WORK INSTRUCTIONS >> From the first line of the listing below to the line with "(xtitle) at (1142,817)", print each line exactly, and nothing more. Leave out the pictures.

DATA SECTION >>
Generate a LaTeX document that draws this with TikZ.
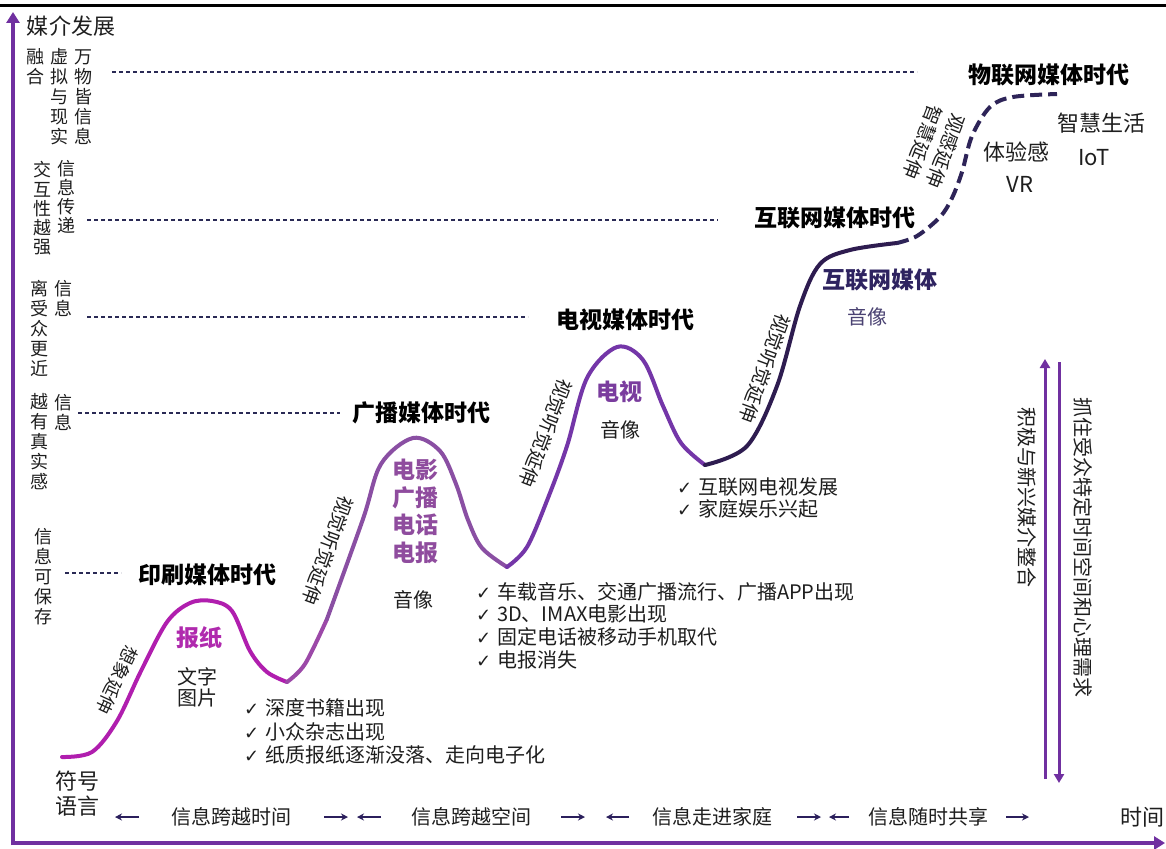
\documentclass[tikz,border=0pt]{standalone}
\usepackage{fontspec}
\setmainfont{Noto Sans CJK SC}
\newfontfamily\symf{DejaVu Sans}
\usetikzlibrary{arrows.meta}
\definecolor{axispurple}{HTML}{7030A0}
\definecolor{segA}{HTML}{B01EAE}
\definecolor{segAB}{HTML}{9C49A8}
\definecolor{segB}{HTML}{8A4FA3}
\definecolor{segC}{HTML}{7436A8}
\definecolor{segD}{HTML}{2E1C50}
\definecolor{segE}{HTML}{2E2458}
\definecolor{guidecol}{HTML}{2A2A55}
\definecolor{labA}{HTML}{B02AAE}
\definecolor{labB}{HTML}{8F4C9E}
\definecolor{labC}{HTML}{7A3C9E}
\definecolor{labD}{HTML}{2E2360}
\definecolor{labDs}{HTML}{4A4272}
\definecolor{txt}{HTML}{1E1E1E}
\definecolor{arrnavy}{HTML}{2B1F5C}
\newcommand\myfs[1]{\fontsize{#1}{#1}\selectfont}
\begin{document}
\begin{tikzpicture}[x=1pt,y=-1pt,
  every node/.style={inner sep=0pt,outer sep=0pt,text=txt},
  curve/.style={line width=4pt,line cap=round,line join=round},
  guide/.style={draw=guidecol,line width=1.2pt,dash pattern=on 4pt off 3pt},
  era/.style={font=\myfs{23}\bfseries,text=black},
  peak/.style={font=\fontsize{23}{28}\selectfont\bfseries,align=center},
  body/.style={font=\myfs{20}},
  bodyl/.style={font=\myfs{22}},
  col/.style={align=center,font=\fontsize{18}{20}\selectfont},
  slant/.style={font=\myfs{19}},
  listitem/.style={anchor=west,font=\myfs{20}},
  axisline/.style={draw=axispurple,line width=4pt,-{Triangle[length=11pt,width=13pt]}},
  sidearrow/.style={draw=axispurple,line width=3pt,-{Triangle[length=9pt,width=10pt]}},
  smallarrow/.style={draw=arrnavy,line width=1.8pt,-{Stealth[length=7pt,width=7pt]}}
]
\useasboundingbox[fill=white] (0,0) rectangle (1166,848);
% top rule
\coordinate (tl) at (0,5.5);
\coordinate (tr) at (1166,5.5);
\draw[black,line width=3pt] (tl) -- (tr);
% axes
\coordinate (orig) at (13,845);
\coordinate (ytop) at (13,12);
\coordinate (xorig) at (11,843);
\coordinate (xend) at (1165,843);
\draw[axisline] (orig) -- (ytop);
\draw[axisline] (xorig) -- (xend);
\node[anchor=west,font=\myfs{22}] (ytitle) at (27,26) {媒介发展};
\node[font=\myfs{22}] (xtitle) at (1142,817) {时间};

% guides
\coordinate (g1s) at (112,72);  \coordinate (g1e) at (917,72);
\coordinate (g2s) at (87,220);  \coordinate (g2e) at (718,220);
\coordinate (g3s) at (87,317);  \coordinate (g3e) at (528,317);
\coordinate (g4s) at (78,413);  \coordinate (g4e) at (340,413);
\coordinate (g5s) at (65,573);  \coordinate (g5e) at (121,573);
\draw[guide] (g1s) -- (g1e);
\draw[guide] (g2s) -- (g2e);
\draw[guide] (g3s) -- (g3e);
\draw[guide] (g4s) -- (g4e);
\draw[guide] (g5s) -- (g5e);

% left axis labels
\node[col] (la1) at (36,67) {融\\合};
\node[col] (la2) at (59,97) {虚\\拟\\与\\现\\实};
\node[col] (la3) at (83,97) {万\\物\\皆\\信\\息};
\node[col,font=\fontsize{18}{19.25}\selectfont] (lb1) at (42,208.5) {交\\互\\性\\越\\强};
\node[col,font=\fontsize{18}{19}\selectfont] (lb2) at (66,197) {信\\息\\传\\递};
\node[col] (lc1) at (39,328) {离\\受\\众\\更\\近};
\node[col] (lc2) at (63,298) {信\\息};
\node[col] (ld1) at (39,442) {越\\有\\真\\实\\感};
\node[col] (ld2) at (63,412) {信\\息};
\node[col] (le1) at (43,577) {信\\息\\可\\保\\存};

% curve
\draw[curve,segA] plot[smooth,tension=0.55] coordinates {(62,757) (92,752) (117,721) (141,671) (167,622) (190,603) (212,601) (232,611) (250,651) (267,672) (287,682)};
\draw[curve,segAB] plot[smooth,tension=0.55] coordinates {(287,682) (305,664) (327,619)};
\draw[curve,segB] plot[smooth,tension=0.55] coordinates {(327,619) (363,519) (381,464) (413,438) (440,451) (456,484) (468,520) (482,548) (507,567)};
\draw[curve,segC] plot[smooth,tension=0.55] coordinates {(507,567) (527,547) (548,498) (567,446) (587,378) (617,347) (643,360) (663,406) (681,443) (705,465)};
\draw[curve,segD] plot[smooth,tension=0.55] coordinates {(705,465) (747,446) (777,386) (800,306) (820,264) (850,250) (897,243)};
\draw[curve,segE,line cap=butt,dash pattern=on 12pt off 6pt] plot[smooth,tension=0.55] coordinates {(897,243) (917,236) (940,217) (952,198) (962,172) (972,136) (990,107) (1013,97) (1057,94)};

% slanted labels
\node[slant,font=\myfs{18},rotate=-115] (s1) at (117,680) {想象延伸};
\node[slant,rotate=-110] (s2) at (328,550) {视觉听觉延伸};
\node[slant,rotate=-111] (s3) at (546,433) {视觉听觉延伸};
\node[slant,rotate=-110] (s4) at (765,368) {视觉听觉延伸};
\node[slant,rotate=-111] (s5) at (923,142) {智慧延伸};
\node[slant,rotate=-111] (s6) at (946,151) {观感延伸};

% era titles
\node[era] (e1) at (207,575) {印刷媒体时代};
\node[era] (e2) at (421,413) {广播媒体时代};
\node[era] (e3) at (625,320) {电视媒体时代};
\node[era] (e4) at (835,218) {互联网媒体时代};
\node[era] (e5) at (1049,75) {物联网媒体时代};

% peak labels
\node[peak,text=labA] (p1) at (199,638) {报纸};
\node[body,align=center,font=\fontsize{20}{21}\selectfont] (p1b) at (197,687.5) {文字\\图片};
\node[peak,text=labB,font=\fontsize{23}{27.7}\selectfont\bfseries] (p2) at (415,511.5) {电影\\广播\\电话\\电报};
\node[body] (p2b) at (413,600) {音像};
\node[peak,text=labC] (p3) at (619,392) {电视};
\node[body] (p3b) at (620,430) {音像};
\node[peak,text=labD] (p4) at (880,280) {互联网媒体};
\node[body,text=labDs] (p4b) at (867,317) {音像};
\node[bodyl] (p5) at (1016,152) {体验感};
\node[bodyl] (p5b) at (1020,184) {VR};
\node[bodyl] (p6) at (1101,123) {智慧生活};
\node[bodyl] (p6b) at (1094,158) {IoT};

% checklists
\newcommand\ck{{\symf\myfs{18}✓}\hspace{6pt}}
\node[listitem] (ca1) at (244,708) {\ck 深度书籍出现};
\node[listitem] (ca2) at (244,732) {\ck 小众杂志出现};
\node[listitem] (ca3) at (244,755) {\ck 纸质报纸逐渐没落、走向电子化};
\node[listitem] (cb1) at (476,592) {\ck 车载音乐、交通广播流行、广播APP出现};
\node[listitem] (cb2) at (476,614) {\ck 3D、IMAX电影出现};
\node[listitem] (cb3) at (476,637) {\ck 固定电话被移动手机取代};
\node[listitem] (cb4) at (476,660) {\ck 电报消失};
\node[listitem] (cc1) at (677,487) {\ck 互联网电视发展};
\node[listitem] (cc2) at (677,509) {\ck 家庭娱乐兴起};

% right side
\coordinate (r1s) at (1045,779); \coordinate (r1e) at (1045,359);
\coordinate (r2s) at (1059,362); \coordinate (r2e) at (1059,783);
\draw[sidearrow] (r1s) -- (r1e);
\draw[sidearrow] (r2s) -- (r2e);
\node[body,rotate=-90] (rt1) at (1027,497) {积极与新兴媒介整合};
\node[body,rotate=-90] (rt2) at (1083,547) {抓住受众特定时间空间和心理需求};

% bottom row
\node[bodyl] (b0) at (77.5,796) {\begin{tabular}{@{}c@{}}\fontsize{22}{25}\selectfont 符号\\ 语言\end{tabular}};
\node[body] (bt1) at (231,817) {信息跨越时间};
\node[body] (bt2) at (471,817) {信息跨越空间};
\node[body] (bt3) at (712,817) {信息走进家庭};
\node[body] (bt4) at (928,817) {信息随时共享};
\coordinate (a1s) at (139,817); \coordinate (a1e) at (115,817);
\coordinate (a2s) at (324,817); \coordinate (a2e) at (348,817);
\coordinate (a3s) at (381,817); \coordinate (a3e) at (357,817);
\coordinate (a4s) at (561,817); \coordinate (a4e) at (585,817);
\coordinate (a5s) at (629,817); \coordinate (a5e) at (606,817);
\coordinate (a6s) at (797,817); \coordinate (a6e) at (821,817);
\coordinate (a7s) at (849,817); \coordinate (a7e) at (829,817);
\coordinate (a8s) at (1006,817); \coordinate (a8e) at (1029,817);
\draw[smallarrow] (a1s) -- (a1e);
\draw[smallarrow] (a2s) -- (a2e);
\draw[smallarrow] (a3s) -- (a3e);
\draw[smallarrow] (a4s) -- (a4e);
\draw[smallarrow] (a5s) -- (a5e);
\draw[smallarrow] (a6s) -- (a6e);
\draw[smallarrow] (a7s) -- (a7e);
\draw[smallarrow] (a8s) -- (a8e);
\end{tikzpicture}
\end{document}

ANSWER TO THIS TASK >>
Generate a LaTeX document that draws this with TikZ.
\documentclass[tikz,border=0pt]{standalone}
\usepackage{fontspec}
\setmainfont{Noto Sans CJK SC}
\newfontfamily\symf{DejaVu Sans}
\usetikzlibrary{arrows.meta}
\definecolor{axispurple}{HTML}{7030A0}
\definecolor{segA}{HTML}{B01EAE}
\definecolor{segAB}{HTML}{9C49A8}
\definecolor{segB}{HTML}{8A4FA3}
\definecolor{segC}{HTML}{7436A8}
\definecolor{segD}{HTML}{2E1C50}
\definecolor{segE}{HTML}{2E2458}
\definecolor{guidecol}{HTML}{2A2A55}
\definecolor{labA}{HTML}{B02AAE}
\definecolor{labB}{HTML}{8F4C9E}
\definecolor{labC}{HTML}{7A3C9E}
\definecolor{labD}{HTML}{2E2360}
\definecolor{labDs}{HTML}{4A4272}
\definecolor{txt}{HTML}{1E1E1E}
\definecolor{arrnavy}{HTML}{2B1F5C}
\newcommand\myfs[1]{\fontsize{#1}{#1}\selectfont}
\begin{document}
\begin{tikzpicture}[x=1pt,y=-1pt,
  every node/.style={inner sep=0pt,outer sep=0pt,text=txt},
  curve/.style={line width=4pt,line cap=round,line join=round},
  guide/.style={draw=guidecol,line width=1.2pt,dash pattern=on 4pt off 3pt},
  era/.style={font=\myfs{23}\bfseries,text=black},
  peak/.style={font=\fontsize{23}{28}\selectfont\bfseries,align=center},
  body/.style={font=\myfs{20}},
  bodyl/.style={font=\myfs{22}},
  col/.style={align=center,font=\fontsize{18}{20}\selectfont},
  slant/.style={font=\myfs{19}},
  listitem/.style={anchor=west,font=\myfs{20}},
  axisline/.style={draw=axispurple,line width=4pt,-{Triangle[length=11pt,width=13pt]}},
  sidearrow/.style={draw=axispurple,line width=3pt,-{Triangle[length=9pt,width=10pt]}},
  smallarrow/.style={draw=arrnavy,line width=1.8pt,-{Stealth[length=7pt,width=7pt]}}
]
\useasboundingbox[fill=white] (0,0) rectangle (1166,848);
% top rule
\coordinate (tl) at (0,5.5);
\coordinate (tr) at (1166,5.5);
\draw[black,line width=3pt] (tl) -- (tr);
% axes
\coordinate (orig) at (13,845);
\coordinate (ytop) at (13,12);
\coordinate (xorig) at (11,843);
\coordinate (xend) at (1165,843);
\draw[axisline] (orig) -- (ytop);
\draw[axisline] (xorig) -- (xend);
\node[anchor=west,font=\myfs{22}] (ytitle) at (27,26) {媒介发展};
\node[font=\myfs{22}] (xtitle) at (1142,817) {时间};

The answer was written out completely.